Opinion | The Latest in School Segregation: Private Pandemic ‘Pods’


As school districts across the nation announce that their buildings will remain closed in the fall, parents are quickly organizing “learning pods” or “pandemic pods” — small groupings of children who gather every day and learn in a shared space, often participating in the online instruction provided by their schools. Pods are supervised either by a hired private teacher or other adult, or with parents taking turns.

At face value, learning pods seem a necessary solution to the current crisis. But in practice, they will exacerbate inequities, racial segregation and the opportunity gap within schools. Children whose parents have the means to participate in learning pods will most likely return to school academically ahead, while many low-income children will struggle at home without computers or reliable internet for online learning.

As a social emotional learning specialist, I know how important connection, community and socialization are for children and adults. I also know that parents are being crushed under the weight of having to simultaneously parent, work, and teach their children. Nowhere is the anxiety, fear and devastation that is gripping our country more evident than in our education system. The appeal of learning pods is immense. For parents who need to work and can’t supervise their children’s learning, joining a pod may feel like the only way they can educate their kids and keep their jobs.

Based on what I’ve seen online, the learning pod movement appears to be led by families with means, a large portion of whom are white. Paradoxically, at a time when the Black Lives Matter movement has prompted a national reckoning with white supremacy, white parents are again ignoring racial and class inequality when it comes to educating their children. As a result, they are actively replicating the systems that many of them say they want to dismantle.

Take the school where I work, a racially and economically diverse public elementary school in the heart of Atlanta. It’s a gentrifying school within a gentrifying neighborhood. The building is bordered by half-a-million-dollar homes on one side, and low-income apartments on the other, where a large portion of our Black students live.
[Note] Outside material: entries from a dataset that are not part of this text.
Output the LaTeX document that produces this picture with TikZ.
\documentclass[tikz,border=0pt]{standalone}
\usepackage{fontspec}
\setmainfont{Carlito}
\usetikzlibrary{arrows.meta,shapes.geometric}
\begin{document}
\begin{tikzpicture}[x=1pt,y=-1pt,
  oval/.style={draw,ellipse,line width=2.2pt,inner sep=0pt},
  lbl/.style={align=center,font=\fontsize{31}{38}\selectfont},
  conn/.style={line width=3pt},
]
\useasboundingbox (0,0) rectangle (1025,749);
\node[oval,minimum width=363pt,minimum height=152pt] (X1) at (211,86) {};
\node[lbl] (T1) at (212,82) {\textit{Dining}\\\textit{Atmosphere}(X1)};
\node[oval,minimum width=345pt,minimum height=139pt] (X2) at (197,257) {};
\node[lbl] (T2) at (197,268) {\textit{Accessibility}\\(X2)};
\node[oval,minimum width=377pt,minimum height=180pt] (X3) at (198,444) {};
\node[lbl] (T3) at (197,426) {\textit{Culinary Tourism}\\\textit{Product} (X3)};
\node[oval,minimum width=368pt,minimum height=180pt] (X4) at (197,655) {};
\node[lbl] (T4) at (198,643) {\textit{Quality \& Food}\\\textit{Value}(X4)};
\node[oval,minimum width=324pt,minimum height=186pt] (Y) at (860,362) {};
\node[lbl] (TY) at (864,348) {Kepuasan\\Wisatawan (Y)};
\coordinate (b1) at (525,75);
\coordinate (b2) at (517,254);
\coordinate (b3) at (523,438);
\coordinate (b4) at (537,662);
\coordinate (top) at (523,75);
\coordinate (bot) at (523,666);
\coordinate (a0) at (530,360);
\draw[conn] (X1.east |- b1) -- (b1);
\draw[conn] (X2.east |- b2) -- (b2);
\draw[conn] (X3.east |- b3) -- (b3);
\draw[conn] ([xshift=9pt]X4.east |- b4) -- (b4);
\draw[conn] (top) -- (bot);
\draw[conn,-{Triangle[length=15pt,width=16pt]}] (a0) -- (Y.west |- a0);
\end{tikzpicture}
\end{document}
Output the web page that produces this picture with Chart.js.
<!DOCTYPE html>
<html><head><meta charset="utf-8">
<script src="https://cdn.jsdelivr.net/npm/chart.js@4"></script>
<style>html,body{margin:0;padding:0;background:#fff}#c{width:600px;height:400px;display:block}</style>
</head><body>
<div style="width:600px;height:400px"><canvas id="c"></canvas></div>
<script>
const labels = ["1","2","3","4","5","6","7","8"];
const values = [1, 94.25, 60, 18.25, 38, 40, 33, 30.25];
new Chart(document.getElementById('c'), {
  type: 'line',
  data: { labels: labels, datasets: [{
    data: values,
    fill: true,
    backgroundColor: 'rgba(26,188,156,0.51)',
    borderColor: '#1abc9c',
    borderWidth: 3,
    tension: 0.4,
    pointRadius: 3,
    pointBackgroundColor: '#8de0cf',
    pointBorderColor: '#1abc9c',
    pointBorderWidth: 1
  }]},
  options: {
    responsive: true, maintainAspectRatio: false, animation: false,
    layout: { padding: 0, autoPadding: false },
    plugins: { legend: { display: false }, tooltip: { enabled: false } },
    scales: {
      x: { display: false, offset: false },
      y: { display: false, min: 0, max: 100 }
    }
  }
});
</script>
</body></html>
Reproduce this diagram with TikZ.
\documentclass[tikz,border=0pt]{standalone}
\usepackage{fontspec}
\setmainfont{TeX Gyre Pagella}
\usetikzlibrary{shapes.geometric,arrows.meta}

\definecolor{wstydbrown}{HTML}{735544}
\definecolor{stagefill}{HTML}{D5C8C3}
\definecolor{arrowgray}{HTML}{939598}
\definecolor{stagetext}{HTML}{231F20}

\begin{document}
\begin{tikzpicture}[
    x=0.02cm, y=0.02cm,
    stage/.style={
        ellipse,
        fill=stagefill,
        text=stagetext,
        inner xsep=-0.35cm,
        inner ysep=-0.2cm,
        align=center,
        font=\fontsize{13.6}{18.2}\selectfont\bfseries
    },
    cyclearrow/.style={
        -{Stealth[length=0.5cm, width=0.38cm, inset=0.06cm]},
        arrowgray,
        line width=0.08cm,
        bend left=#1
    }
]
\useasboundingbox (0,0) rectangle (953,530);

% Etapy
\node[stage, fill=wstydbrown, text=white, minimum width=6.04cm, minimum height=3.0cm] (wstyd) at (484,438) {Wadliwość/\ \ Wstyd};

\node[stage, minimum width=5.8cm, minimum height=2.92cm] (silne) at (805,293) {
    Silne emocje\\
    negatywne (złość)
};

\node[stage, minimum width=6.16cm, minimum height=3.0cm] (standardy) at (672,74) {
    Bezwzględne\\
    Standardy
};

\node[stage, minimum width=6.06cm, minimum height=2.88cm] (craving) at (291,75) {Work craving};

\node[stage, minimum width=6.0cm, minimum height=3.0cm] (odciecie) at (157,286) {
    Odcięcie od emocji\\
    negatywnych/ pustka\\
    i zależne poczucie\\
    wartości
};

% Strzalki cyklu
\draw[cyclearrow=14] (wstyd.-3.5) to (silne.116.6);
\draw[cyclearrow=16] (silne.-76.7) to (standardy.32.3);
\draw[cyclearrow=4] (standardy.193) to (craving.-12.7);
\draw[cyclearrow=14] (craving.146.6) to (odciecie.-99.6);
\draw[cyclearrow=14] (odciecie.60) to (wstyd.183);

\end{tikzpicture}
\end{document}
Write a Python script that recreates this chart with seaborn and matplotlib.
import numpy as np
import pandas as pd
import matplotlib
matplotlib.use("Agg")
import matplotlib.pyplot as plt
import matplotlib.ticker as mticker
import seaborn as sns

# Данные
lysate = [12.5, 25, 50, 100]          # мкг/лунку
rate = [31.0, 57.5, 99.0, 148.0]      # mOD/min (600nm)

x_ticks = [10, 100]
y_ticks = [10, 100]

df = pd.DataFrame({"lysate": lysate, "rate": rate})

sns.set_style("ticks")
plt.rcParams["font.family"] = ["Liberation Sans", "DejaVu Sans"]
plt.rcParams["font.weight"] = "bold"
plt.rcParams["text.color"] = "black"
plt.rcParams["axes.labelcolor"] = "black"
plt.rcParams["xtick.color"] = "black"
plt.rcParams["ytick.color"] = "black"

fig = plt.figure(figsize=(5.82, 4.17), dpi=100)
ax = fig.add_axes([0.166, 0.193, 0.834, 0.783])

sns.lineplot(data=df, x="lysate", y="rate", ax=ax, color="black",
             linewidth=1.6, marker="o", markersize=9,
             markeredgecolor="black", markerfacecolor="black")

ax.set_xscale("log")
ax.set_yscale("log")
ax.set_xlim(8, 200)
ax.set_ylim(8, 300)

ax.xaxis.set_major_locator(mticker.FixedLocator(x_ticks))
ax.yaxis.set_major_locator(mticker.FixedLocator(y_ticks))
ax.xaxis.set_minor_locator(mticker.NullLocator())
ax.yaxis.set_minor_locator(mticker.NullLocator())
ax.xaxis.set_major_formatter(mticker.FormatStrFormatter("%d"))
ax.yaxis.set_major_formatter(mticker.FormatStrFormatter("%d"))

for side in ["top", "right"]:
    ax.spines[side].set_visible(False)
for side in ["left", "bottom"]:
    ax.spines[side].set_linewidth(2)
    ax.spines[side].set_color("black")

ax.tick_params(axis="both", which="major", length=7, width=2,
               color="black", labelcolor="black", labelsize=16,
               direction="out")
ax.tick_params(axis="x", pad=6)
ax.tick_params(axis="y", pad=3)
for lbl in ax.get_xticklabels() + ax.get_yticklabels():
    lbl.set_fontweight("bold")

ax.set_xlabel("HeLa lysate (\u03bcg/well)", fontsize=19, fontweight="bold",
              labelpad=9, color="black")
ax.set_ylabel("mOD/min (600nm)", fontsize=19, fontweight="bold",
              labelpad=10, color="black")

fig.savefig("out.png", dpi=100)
But while our school is diverse, it is not integrated. As is the case across the country, white families largely socialize with one another, white children are disproportionately represented in gifted and talented programming, and white parents dominate parent committees.

This segregation will only intensify if learning pods become the norm. When people choose members of their pod, they will choose people they know and trust. In a country where 75 percent of white people report that the network of people with whom they discuss important matters is “entirely white, with no minority presence,” it is not a leap to predict that learning pods will mirror the deeply racially segregated lives of most Americans.

Parents are also more likely to join pods with families who have similarly low exposure to the coronavirus. This seemingly rational impulse will, in practice, exclude many Black and Latinx families, who are disproportionately infected by the virus. In New York City, a staggering 75 percent of all the city’s essential workers are people of color. In Georgia, Black people make up a third of the population, but, as of the end of June, they accounted for about half of all COVID-19 hospitalizations and deaths in the state.

Will privileged families that have limited exposure to the virus willingly opt into learning pods with children of essential workers? And if learning pod parents have to pay to hire someone or be among the parents able to supervise on a rotating duty, is this even an option for low-income families working essential jobs?

To compound the problem, I’ve heard from my colleagues that some parents are already pressuring school leaders to create class rosters that would enable the children in learning pods to have the same teacher, making the online instruction easier to manage for these families. The implications of this when we return to the classroom could be disastrous. Schools painstakingly design class rosters to create a diverse learning environment where the academic and social-emotional needs of every child are met. Altering class rosters for the convenience of privileged families will in effect displace Black and brown children from their classrooms.

Learning pods undermine the very reason some districts are going online in the first place. Like any environment in which people gather, they’ll potentially contribute to the spread of the virus in the communities in which they exist, and that could contribute to delays in the safe reopening of schools. And if schools remain closed, the children who suffer the most harm will be the ones who rely on schools for free and reduced meals, internet access and a place to go while their parents work essential jobs. These are the very same children who will most likely be excluded from learning pods.

Many will read this article and ask what they’re supposed to do instead. I don’t have the answer. Parents are in an unimaginably hard position. Raising children without the in-person schooling so many families rely on can be a nightmare on the most personal level.

Whatever parents ultimately decide, they must understand that every choice they make in their child’s education, even the seemingly benign, has the potential to perpetuate racial inequities rooted in white supremacy. The history of public schooling in this country is one in which white parents have repeatedly abandoned public schools, or resisted integration efforts at every turn. As a result, schools are more segregated today than during the late 1960s.

We can either take this moment to continue that pattern by retreating into the comfort of our own advantages, or we can act to dismantle racist educational policies, fight for equitable distribution of school funding and build authentic community with one another. Now is the time to reimagine our beliefs, our lives and what we’re willing to do to create a future that works for all children.

Clara Totenberg Green is a social emotional learning specialist in Atlanta Public Schools.